China halts foreign travel permits to Tibet - Xinhua
BEIJING (Reuters) - China suspended foreign travel permits to Tibet out of "safety concerns", state media said, and troops locked down its capital Lhasa to try to prevent a repeat of Friday's violence, the most serious in nearly two decades.
Tension was high in Lhasa on Sunday, as police and anti-riot troops locked down the city, and crews emerged to sweep rubble-strewn streets and remove overturned cars.
The protests, which the region's exiled leaders said resulted in 80 deaths, have rocked authorities and shattered China's carefully-cultivated image of a harmonious, united nation ahead of the Olympic Games in August.
The Tibetan regional government suspended handling applications by foreigners to travel to the Himalayan region, Xinhua news agency said late on Sunday, citing a local official.
China, wary of civil unrest, demands foreigners lodge visa-like applications for approval to enter Tibet.
"We also suggest foreign tourists now in Tibet to leave in the coming days," Xinhua quoted Ju Jianhua, director with the region's foreign affairs office, as saying.
Local civil air, rail and highway departments would "provide convenience" for foreign travellers wishing to cut their trips short, Xinhua said, citing Ju.

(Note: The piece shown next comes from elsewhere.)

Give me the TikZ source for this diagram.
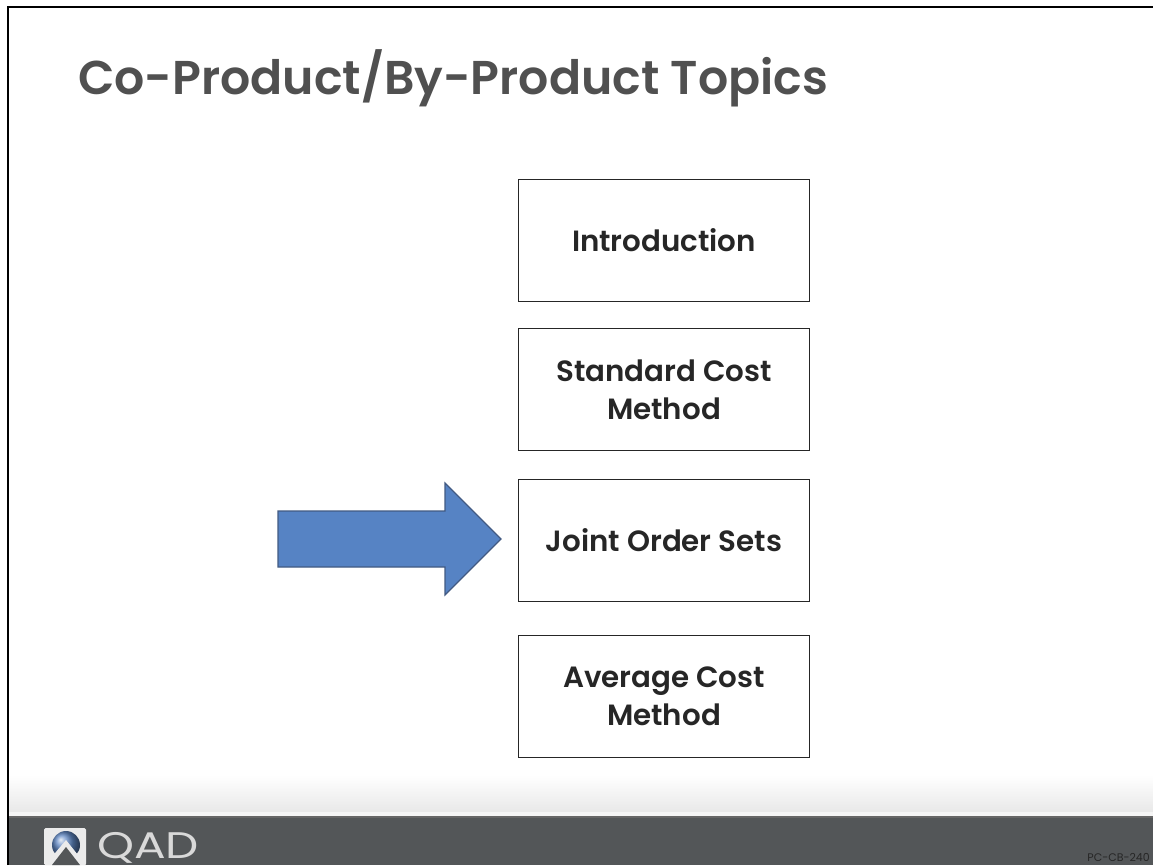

Foreign tourists have already been blocked from entering Lhasa, where Chinese troops were guarding monasteries and other installations, witnesses told Reuters as they arrived in other cities from Tibet on Saturday.
In Lhasa, authorities have set rioters in Lhasa an ultimatum, urging them to hand themselves in to police by Monday midnight and gain possible clemency, or face harsher punishment.
Monks first took to the streets of Tibet last Monday to mark the 49th anniversary of a failed uprising, and protests soon spread to adjoining regions inhabited by pockets of Tibetans.